INFORMATION SHOWN
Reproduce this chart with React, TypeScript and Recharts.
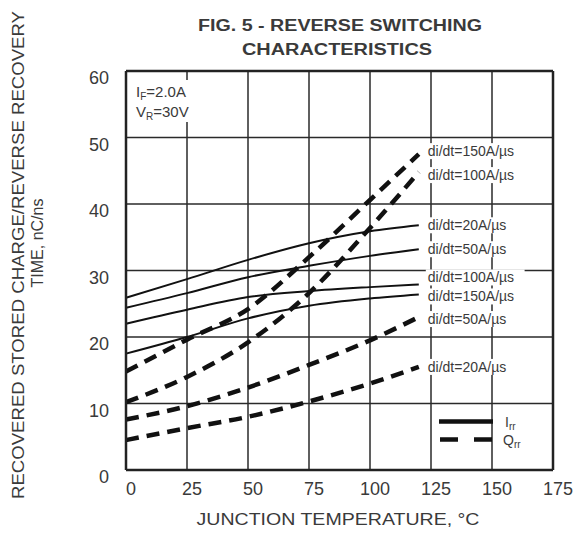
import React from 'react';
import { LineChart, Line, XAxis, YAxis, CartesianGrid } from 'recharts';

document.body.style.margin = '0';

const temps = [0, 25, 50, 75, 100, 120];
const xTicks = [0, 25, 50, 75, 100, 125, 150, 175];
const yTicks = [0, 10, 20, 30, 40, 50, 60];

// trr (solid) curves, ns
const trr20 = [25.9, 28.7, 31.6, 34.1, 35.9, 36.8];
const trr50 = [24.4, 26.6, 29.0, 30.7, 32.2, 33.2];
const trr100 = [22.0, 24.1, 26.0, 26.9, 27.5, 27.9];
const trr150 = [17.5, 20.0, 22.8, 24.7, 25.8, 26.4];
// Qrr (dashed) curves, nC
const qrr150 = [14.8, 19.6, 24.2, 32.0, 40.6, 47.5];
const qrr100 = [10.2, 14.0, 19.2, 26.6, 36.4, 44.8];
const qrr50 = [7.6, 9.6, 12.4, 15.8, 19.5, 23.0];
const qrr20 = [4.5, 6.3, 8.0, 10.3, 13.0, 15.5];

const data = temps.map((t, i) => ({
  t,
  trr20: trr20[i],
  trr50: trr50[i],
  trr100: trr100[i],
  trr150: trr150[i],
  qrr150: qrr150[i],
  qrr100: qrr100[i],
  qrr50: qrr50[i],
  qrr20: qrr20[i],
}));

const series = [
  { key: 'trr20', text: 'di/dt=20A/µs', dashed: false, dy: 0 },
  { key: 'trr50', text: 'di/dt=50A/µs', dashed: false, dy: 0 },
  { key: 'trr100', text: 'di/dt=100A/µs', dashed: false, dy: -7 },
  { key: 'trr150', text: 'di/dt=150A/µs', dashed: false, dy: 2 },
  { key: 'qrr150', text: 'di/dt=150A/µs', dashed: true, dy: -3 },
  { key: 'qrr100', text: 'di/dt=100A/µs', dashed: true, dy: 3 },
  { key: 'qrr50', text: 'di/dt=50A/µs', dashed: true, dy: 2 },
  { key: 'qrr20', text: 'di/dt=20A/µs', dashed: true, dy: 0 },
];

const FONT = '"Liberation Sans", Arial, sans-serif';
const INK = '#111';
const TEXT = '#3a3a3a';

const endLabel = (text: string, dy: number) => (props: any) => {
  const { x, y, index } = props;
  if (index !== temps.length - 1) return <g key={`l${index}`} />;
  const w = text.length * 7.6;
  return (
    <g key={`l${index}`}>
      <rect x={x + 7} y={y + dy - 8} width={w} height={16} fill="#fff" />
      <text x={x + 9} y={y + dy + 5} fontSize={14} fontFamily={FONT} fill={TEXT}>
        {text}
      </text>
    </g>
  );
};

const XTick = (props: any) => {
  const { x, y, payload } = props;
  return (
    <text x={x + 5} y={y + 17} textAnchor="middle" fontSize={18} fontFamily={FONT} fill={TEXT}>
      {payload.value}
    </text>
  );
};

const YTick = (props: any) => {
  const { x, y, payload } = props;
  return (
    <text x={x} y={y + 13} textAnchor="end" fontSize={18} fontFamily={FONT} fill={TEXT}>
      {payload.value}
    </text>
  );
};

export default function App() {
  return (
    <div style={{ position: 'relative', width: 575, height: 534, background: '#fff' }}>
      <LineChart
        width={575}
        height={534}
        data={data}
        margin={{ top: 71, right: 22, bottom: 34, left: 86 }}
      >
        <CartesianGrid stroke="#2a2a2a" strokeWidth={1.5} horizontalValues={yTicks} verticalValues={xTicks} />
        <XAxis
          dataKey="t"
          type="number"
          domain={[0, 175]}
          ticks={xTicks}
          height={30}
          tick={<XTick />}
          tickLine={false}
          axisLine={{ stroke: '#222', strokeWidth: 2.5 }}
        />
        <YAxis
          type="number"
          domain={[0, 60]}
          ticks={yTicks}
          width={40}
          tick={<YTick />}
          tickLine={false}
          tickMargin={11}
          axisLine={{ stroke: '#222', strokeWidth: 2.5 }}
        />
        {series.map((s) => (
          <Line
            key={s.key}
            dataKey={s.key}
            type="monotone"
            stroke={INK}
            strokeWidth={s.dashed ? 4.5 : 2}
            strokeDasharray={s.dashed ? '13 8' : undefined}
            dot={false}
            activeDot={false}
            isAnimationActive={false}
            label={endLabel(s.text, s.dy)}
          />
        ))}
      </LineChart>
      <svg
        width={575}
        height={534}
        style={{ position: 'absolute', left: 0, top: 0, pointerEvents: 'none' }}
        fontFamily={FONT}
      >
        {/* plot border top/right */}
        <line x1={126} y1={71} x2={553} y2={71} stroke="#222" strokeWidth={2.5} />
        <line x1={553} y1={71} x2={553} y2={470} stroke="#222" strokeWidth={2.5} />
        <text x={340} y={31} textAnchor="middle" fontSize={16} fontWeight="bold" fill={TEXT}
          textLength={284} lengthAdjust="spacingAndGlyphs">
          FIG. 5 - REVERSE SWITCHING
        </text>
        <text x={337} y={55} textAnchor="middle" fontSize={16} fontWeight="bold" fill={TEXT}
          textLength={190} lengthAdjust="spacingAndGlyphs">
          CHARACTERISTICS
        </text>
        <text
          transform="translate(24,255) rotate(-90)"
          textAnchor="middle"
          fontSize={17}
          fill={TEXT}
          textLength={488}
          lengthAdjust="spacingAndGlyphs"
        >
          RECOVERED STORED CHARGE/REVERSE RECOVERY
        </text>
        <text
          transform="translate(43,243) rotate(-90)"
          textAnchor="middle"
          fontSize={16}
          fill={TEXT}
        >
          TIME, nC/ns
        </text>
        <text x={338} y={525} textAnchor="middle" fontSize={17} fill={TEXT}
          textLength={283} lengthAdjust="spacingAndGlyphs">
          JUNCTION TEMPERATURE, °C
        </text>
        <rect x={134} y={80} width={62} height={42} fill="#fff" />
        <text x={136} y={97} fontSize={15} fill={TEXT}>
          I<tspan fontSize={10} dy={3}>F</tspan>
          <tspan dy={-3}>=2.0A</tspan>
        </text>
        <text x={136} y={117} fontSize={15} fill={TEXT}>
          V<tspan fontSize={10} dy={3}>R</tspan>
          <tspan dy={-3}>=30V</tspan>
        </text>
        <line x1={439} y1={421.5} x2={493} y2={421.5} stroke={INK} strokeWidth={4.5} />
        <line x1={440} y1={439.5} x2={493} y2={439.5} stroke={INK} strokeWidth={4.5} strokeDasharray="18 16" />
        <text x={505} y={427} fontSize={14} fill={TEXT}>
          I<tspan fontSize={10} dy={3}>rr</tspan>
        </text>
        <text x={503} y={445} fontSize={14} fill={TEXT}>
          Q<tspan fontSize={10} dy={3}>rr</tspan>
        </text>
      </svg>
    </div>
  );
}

PROBLEM REQUIREMENTS
Return only the lines from the start of the data through the line that contains "const yTicks = [0, 10, 20, 30, 40, 50, 60];", please, copying them exactly and omitting all pictures.

OUTPUT
Reproduce this chart with React, TypeScript and Recharts.
import React from 'react';
import { LineChart, Line, XAxis, YAxis, CartesianGrid } from 'recharts';

document.body.style.margin = '0';

const temps = [0, 25, 50, 75, 100, 120];
const xTicks = [0, 25, 50, 75, 100, 125, 150, 175];
const yTicks = [0, 10, 20, 30, 40, 50, 60];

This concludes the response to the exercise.